On Analysis: On Infinitesimals (1700-1749)

"[…] even if someone refuses to admit infinite and infinitesimal lines in a rigorous metaphysical sense and as real things, he can still use them with confidence as ideal concepts (notions ideales) which shorten his reasoning, similar to what we call imaginary roots in the ordinary algebra, for example, √-2." (Gottfried W Leibniz, [letter to Varignon], 1702)

"Of late the speculations about Infinities have run so high, and grown to such strange notions, as have occasioned no small scruples and disputes among the geometers of the present age. Some there are of great note who, not contented with holding that finite lines may be divided into an infinite number of parts, do yet further maintain that each of these infinitesimals is itself subdivisible into an infinity of other parts or infinitesimals of a second order, and so on ad infinitum. These I say assert there are infinitesimals of infinitesimals, etc., without ever coming to an end; so that according to them an inch does not barely contain an infinite number of parts, but an infinity of an infinity of an infinity ad infinitum of parts." (George Berkeley, "The Principles of Human Knowledge', 1710)

"In fact, a similar principle of hardness cannot exist; it is a chimera which offends that general law which nature constantly observes in all its operations; I speak of that immutable and perpetual order, established since the creation of the Universe, that can be called the LAW OF CONTINUITY, by virtue of which everything that takes place, takes place by infinitely small degrees. It seems that common sense dictates that no change can take place at a jump; natura non operatur per saltion; nothing can pass from one extreme to the other without passing through all the degrees in between." (Johann Bernoulli, "Discours sur les Loix de la Communication du Mouvement", 1727)

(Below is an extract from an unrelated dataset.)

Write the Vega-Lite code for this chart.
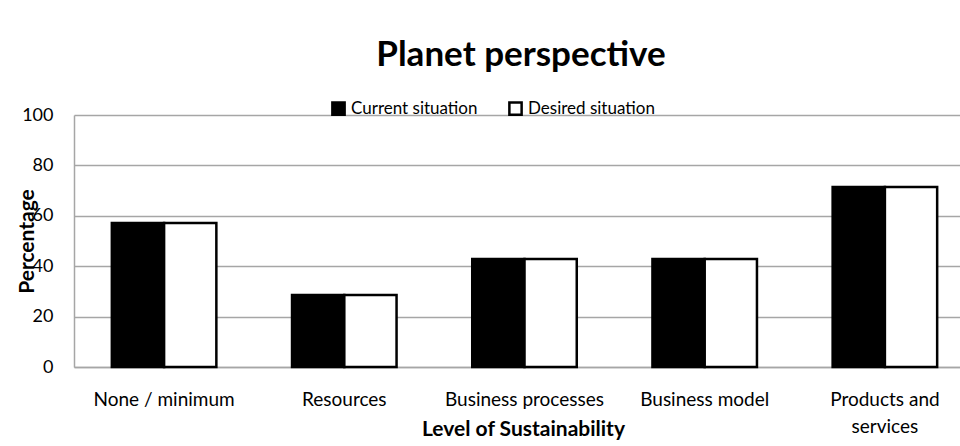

"The calculus is to mathematics no more than what experiment is to physics, and all the truths produced solely by the calculus can be treated as truths of experiment. The sciences must proceed to first causes, above all mathematics where one cannot assume, as in physics, principles that are unknown to us. For there is in mathematics, so to speak, only what we have placed there […] If, however, mathematics always has some essential obscurity that one cannot dissipate, it will lie, uniquely, I think, in the direction of the infinite; it is in that direction that mathematics touches on physics, on the innermost nature of bodies about which we know little." (Bernard Le Bovier de Fontenelle, "Elements de la géométrie de l'infini", 1727)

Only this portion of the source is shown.